Congress passed a six-month funding bill and ensured 2013 transportation funding will be slightly lower than authorized by MAP-21. But that level is slightly higher than the 2012 level. Update: Transportation Weekly is reporting that “The federal-aid highway program will receive a flat freeze (no 0.612 percent bump, due to a combination of errors in the MAP-21 law and the Appropriations Committees’ attempt to correct those errors in the CR).”
Transportation interests are hopeful the higher funding level will be restored when Congress takes up budget issues in the November-December lame duck session. Of course there is still the issue of further automatic budget cuts to deal with (see our story, “Details of Possible $1.5 Billion Funding Cut to Roads, Transit and Rail“).
Congress has now left D.C. and will resume legislative business after the election. “It’s the earliest pre-election exit by Congress from Washington since 1960” according to the Christian Science Monitor.

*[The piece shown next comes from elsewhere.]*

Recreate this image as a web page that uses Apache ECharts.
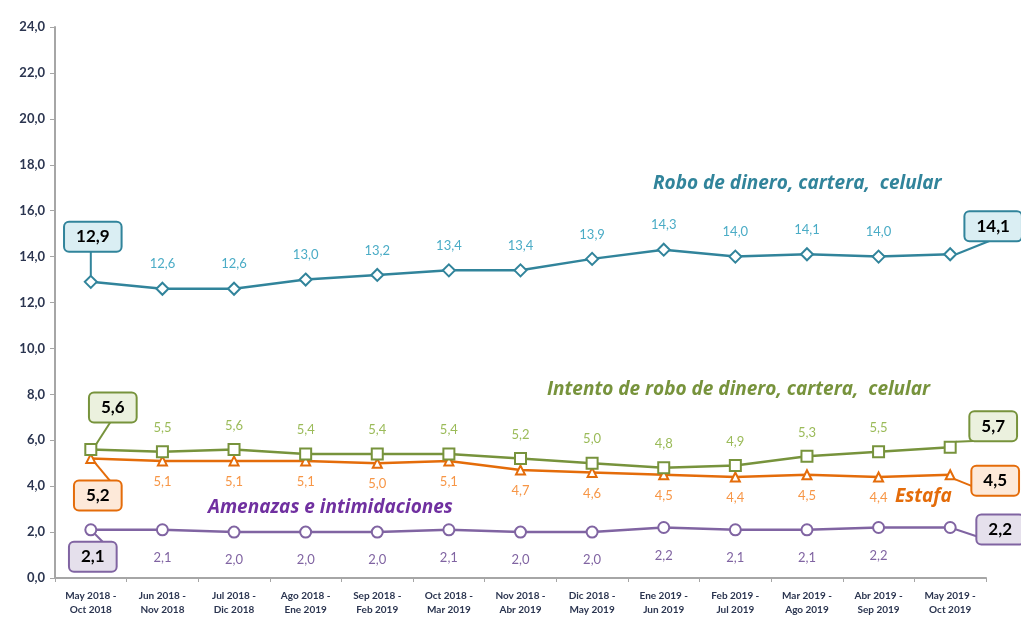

The Senate passed the bill 62-30 to fund the federal government from October 1 through March 27, 2013. The House had already passed the bill by a 329-91 margin; those 91 votes against the spending bill came from conservative Republicans, moderate Democrats, and from some liberal Democrats who believed the funding level was too low.
The funding level is about 0.6% higher than 2012 level. That’s the level approved in last year’s debt-limit level, and the level demanded by Democrats. Republicans preferred a slightly lower funding level, but agreed in order to delay spending decisions. Each party believes voters will essentially side with them in the November elections, strengthening their position during the lame duck budget negotiations. For more on that see the Roll Call story “Voters Will Likely Resolve Fiscal Cliff.”
While the bill goes through March 27 most observers expect a complete-year funding bill will be hammered out in the post-election lame duck session. And that’s when we’ll learn if Congress will fund transportation at the slightly higher MAP-21 level or the lower 2013 level.
Congress’ approval rating of 13% is lowest ever for an election year, and its output so far is about half that of a typical Congress, according to the Christian Science Monitor.